— begin Data —

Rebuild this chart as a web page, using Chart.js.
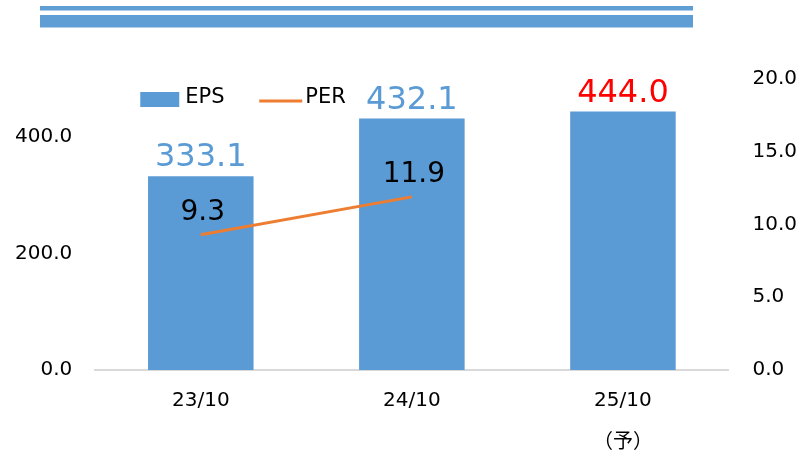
<!DOCTYPE html>
<html>
<head>
<meta charset="utf-8">
<script src="https://cdn.jsdelivr.net/npm/chart.js@4.4.1/dist/chart.umd.min.js"></script>
<style>
  html, body { margin: 0; padding: 0; background: #fff; }
  #wrap { width: 797px; height: 456px; }
</style>
</head>
<body>
<div id="wrap"><canvas id="chart" width="797" height="456"></canvas></div>
<script>
const labels = ['23/10', '24/10', ['25/10', '（予）']];
const eps = [333.1, 432.1, 444.0];
const per = [9.3, 11.9, null];
const epsLabelColors = ['#5b9bd5', '#5b9bd5', '#ff0000'];

const FONT = '"DejaVu Sans", Verdana, "Noto Sans CJK JP", sans-serif';
const BLUE = '#5b9bd5';
const ORANGE = '#ed7d31';

// two blue strips above the chart
const headerBars = {
    id: 'headerBars',
    beforeDraw(chart) {
        const c = chart.ctx;
        c.save();
        c.fillStyle = '#5f9ed5';
        c.fillRect(40, 6, 653, 4.5);
        c.fillRect(40, 15, 653, 12.5);
        c.restore();
    }
};

// legend drawn inside the plot area
const innerLegend = {
    id: 'innerLegend',
    afterDraw(chart) {
        const c = chart.ctx;
        const a = chart.chartArea;
        const x0 = a.left + 45;
        const y0 = a.top + 19;
        c.save();
        c.font = '21px ' + FONT;
        c.textBaseline = 'middle';
        c.fillStyle = BLUE;
        c.fillRect(x0, y0 - 6, 39, 15);
        c.fillStyle = '#000';
        c.fillText(chart.data.datasets[0].label, x0 + 45, y0);
        c.strokeStyle = ORANGE;
        c.lineWidth = 3;
        c.beginPath();
        c.moveTo(x0 + 119, y0 + 3);
        c.lineTo(x0 + 162, y0 + 3);
        c.stroke();
        c.fillText(chart.data.datasets[1].label, x0 + 165, y0);
        c.restore();
    }
};

// value labels over bars and line points
const valueLabels = {
    id: 'valueLabels',
    afterDatasetsDraw(chart) {
        const c = chart.ctx;
        c.save();
        c.textAlign = 'center';

        const barMeta = chart.getDatasetMeta(0);
        c.font = '32px ' + FONT;
        c.textBaseline = 'alphabetic';
        barMeta.data.forEach((bar, i) => {
            c.fillStyle = epsLabelColors[i];
            c.fillText(eps[i].toFixed(1), bar.x, bar.y - 10);
        });

        const lineMeta = chart.getDatasetMeta(1);
        c.font = '28px ' + FONT;
        c.textBaseline = 'middle';
        c.fillStyle = '#000';
        lineMeta.data.forEach((pt, i) => {
            if (per[i] == null) return;
            c.fillText(per[i].toFixed(1), pt.x + 2, pt.y - 22);
        });
        c.restore();
    }
};

const ctx = document.getElementById('chart').getContext('2d');

const chart = new Chart(ctx, {
    type: 'bar',
    data: {
        labels: labels,
        datasets: [{
            type: 'bar',
            label: 'EPS',
            data: eps,
            backgroundColor: BLUE,
            barPercentage: 0.5,
            categoryPercentage: 1.0,
            yAxisID: 'y',
            order: 1,
        }, {
            type: 'line',
            label: 'PER',
            data: per,
            borderColor: ORANGE,
            borderWidth: 3,
            pointRadius: 0,
            fill: false,
            tension: 0,
            yAxisID: 'y1',
            order: 0,
        }],
    },
    options: {
        responsive: false,
        animation: false,
        layout: {
            padding: { top: 79, left: -8, right: -24, bottom: -18 },
        },
        plugins: {
            legend: { display: false },
            tooltip: { enabled: false },
        },
        scales: {
            x: {
                grid: { display: false, drawTicks: false },
                border: { display: true, color: '#d9d9d9', width: 2 },
                ticks: {
                    color: '#000',
                    padding: 10,
                    font: { family: FONT, size: 20, lineHeight: 2.1 },
                },
            },
            y: {
                position: 'left',
                min: 0,
                max: 500,
                grid: { display: false, drawTicks: false },
                border: { display: false },
                ticks: {
                    stepSize: 200,
                    color: '#000',
                    padding: 23,
                    font: { family: FONT, size: 20 },
                    callback: v => (v % 200 === 0 ? v.toFixed(1) : null),
                },
            },
            y1: {
                position: 'right',
                min: 0,
                max: 20,
                grid: { display: false, drawTicks: false },
                border: { display: false },
                ticks: {
                    stepSize: 5,
                    color: '#000',
                    padding: 24,
                    font: { family: FONT, size: 20 },
                    callback: v => v.toFixed(1),
                },
            },
        },
    },
    plugins: [headerBars, innerLegend, valueLabels],
});
</script>
</body>
</html>
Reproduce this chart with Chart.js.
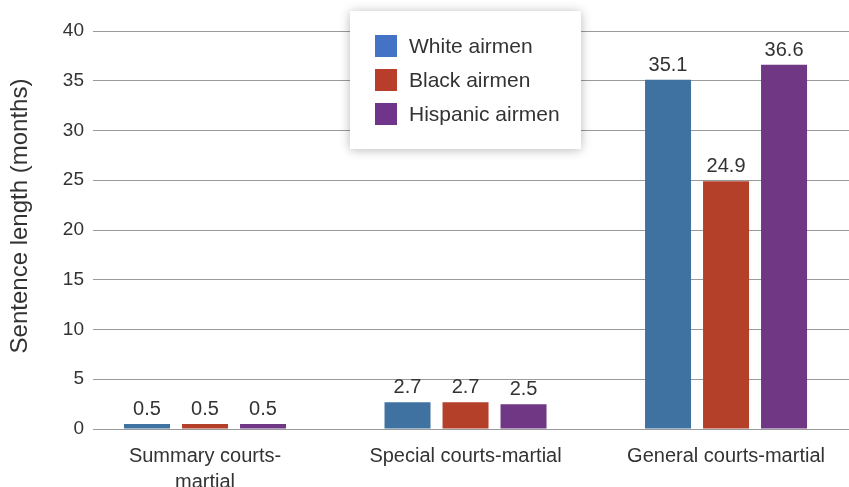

— end Data —

[Exercise]
Copy the records word for word, leaving no picture in the copy.

[Reply to the exercise]
Rebuild this chart as a web page, using Chart.js.
<!DOCTYPE html>
<html>
<head>
<meta charset="utf-8">
<script src="https://cdn.jsdelivr.net/npm/chart.js@4.4.1/dist/chart.umd.min.js"></script>
<style>
  html, body { margin: 0; padding: 0; background: #fff; }
  #wrap { width: 797px; height: 456px; }
</style>
</head>
<body>
<div id="wrap"><canvas id="chart" width="797" height="456"></canvas></div>
<script>
const labels = ['23/10', '24/10', ['25/10', '（予）']];
const eps = [333.1, 432.1, 444.0];
const per = [9.3, 11.9, null];
const epsLabelColors = ['#5b9bd5', '#5b9bd5', '#ff0000'];

const FONT = '"DejaVu Sans", Verdana, "Noto Sans CJK JP", sans-serif';
const BLUE = '#5b9bd5';
const ORANGE = '#ed7d31';

// two blue strips above the chart
const headerBars = {
    id: 'headerBars',
    beforeDraw(chart) {
        const c = chart.ctx;
        c.save();
        c.fillStyle = '#5f9ed5';
        c.fillRect(40, 6, 653, 4.5);
        c.fillRect(40, 15, 653, 12.5);
        c.restore();
    }
};

// legend drawn inside the plot area
const innerLegend = {
    id: 'innerLegend',
    afterDraw(chart) {
        const c = chart.ctx;
        const a = chart.chartArea;
        const x0 = a.left + 45;
        const y0 = a.top + 19;
        c.save();
        c.font = '21px ' + FONT;
        c.textBaseline = 'middle';
        c.fillStyle = BLUE;
        c.fillRect(x0, y0 - 6, 39, 15);
        c.fillStyle = '#000';
        c.fillText(chart.data.datasets[0].label, x0 + 45, y0);
        c.strokeStyle = ORANGE;
        c.lineWidth = 3;
        c.beginPath();
        c.moveTo(x0 + 119, y0 + 3);
        c.lineTo(x0 + 162, y0 + 3);
        c.stroke();
        c.fillText(chart.data.datasets[1].label, x0 + 165, y0);
        c.restore();
    }
};

// value labels over bars and line points
const valueLabels = {
    id: 'valueLabels',
    afterDatasetsDraw(chart) {
        const c = chart.ctx;
        c.save();
        c.textAlign = 'center';

        const barMeta = chart.getDatasetMeta(0);
        c.font = '32px ' + FONT;
        c.textBaseline = 'alphabetic';
        barMeta.data.forEach((bar, i) => {
            c.fillStyle = epsLabelColors[i];
            c.fillText(eps[i].toFixed(1), bar.x, bar.y - 10);
        });

        const lineMeta = chart.getDatasetMeta(1);
        c.font = '28px ' + FONT;
        c.textBaseline = 'middle';
        c.fillStyle = '#000';
        lineMeta.data.forEach((pt, i) => {
            if (per[i] == null) return;
            c.fillText(per[i].toFixed(1), pt.x + 2, pt.y - 22);
        });
        c.restore();
    }
};

const ctx = document.getElementById('chart').getContext('2d');

const chart = new Chart(ctx, {
    type: 'bar',
    data: {
        labels: labels,
        datasets: [{
            type: 'bar',
            label: 'EPS',
            data: eps,
            backgroundColor: BLUE,
            barPercentage: 0.5,
            categoryPercentage: 1.0,
            yAxisID: 'y',
            order: 1,
        }, {
            type: 'line',
            label: 'PER',
            data: per,
            borderColor: ORANGE,
            borderWidth: 3,
            pointRadius: 0,
            fill: false,
            tension: 0,
            yAxisID: 'y1',
            order: 0,
        }],
    },
    options: {
        responsive: false,
        animation: false,
        layout: {
            padding: { top: 79, left: -8, right: -24, bottom: -18 },
        },
        plugins: {
            legend: { display: false },
            tooltip: { enabled: false },
        },
        scales: {
            x: {
                grid: { display: false, drawTicks: false },
                border: { display: true, color: '#d9d9d9', width: 2 },
                ticks: {
                    color: '#000',
                    padding: 10,
                    font: { family: FONT, size: 20, lineHeight: 2.1 },
                },
            },
            y: {
                position: 'left',
                min: 0,
                max: 500,
                grid: { display: false, drawTicks: false },
                border: { display: false },
                ticks: {
                    stepSize: 200,
                    color: '#000',
                    padding: 23,
                    font: { family: FONT, size: 20 },
                    callback: v => (v % 200 === 0 ? v.toFixed(1) : null),
                },
            },
            y1: {
                position: 'right',
                min: 0,
                max: 20,
                grid: { display: false, drawTicks: false },
                border: { display: false },
                ticks: {
                    stepSize: 5,
                    color: '#000',
                    padding: 24,
                    font: { family: FONT, size: 20 },
                    callback: v => v.toFixed(1),
                },
            },
        },
    },
    plugins: [headerBars, innerLegend, valueLabels],
});
</script>
</body>
</html>
Reproduce this chart with Chart.js.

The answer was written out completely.